(Figure scripts)
════════════════
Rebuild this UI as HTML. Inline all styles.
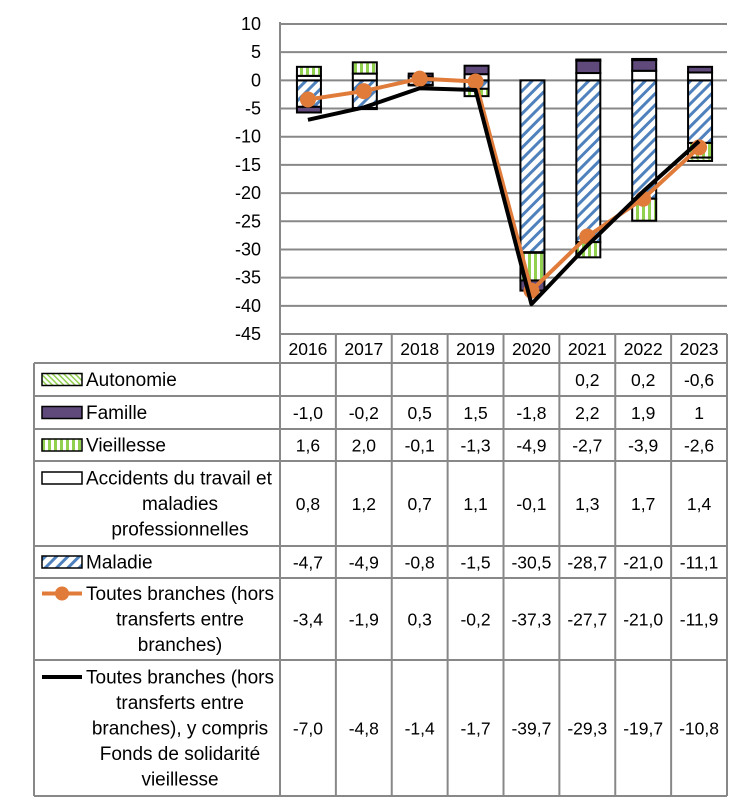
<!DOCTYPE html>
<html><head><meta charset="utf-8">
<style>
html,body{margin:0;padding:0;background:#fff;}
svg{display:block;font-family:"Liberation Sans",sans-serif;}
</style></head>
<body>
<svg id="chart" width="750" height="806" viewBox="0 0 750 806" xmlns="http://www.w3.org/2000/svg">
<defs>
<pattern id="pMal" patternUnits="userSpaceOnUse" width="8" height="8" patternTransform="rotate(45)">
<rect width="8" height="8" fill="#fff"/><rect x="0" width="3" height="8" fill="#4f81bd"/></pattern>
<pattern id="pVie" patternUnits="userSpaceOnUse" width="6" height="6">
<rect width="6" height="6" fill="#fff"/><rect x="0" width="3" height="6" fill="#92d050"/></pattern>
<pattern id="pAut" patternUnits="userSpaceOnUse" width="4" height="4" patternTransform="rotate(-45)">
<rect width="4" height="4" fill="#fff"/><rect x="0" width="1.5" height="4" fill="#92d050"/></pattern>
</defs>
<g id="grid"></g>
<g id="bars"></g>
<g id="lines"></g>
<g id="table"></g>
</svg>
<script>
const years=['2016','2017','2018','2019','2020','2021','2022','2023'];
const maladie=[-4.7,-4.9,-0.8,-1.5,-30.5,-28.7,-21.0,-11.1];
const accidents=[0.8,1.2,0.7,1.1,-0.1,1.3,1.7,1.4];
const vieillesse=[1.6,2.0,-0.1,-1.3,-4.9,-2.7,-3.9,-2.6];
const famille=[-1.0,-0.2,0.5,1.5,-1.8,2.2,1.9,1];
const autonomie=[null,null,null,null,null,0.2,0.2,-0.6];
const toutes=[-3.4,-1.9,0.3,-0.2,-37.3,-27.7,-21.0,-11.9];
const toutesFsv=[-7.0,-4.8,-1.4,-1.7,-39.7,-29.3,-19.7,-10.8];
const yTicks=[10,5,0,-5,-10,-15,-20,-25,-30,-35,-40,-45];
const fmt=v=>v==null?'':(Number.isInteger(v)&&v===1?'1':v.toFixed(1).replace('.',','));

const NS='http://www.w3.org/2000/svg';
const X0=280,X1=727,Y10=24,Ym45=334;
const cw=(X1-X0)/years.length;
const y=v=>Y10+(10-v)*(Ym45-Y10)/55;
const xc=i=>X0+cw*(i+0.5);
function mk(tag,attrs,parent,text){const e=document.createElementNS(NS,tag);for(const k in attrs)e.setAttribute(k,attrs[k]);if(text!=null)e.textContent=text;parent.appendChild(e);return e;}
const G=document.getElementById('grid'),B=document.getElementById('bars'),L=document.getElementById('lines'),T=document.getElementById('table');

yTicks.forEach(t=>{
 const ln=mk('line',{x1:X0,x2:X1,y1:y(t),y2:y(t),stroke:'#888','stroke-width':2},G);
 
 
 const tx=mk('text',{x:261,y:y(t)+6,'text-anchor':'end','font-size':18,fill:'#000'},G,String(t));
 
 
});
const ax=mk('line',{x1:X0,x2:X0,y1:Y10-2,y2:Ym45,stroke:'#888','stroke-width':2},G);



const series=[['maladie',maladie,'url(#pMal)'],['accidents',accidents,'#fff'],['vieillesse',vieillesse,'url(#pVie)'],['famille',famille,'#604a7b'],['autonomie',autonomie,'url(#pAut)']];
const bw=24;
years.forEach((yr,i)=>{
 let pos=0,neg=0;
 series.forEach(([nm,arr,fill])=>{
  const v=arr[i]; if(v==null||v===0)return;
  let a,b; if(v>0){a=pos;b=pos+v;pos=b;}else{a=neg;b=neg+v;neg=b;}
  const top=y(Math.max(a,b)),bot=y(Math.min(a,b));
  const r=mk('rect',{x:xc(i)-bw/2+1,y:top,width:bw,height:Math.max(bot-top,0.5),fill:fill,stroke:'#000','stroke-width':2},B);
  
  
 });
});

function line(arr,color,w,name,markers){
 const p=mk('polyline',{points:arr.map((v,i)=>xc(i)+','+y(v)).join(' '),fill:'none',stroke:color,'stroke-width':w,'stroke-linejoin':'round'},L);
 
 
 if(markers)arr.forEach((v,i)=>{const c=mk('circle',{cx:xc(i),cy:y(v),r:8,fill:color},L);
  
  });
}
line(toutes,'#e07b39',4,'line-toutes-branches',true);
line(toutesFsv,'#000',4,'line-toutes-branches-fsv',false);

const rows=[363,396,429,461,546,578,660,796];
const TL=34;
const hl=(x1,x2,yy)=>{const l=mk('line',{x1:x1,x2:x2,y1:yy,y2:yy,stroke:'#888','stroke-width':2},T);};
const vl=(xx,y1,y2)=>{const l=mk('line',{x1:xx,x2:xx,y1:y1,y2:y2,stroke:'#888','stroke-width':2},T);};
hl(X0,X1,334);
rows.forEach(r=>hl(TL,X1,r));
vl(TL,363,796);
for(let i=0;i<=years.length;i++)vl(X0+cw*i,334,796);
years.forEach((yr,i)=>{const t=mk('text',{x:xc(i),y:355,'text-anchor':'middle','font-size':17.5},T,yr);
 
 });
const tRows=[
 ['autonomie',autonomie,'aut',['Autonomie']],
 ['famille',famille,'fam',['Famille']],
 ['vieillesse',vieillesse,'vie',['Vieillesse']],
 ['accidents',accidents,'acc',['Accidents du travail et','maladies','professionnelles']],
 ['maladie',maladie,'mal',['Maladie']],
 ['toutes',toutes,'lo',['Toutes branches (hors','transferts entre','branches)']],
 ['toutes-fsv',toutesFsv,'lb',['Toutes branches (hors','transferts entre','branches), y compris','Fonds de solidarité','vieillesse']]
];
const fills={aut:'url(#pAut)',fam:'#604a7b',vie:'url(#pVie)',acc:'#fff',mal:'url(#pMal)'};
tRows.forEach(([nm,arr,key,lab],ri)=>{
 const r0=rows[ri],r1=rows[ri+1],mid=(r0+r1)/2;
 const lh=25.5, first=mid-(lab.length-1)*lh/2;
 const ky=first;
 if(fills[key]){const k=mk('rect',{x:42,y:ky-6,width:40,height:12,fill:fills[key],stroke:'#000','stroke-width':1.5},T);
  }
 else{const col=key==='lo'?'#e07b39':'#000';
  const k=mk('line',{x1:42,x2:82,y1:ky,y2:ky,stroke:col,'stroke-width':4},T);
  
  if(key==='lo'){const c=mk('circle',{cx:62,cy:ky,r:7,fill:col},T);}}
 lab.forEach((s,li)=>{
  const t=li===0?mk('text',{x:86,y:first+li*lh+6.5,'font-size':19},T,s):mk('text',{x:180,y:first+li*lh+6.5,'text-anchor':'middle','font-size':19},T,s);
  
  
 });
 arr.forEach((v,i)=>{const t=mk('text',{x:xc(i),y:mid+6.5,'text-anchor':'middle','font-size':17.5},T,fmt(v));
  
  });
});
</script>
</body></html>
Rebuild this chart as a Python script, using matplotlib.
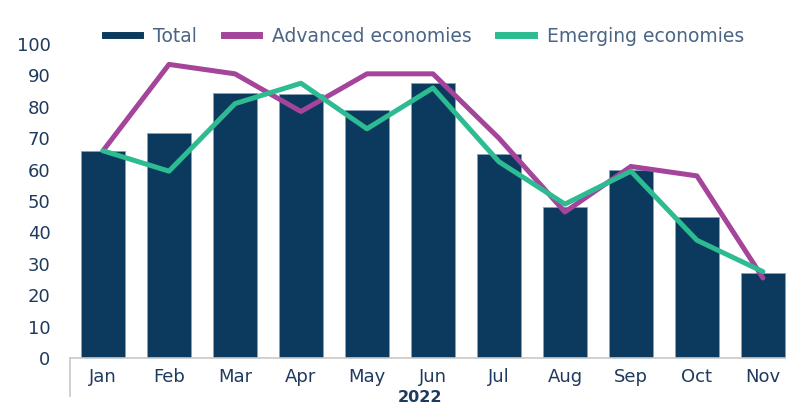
════════════════
→ WHAT THE TASK REQUIRES
Identify every line above that includes the word "chart", and show those lines.

→ REPLY TO THE TASK
<svg id="chart" width="750" height="806" viewBox="0 0 750 806" xmlns="http://www.w3.org/2000/svg">
Rebuild this chart as a Python script, using matplotlib.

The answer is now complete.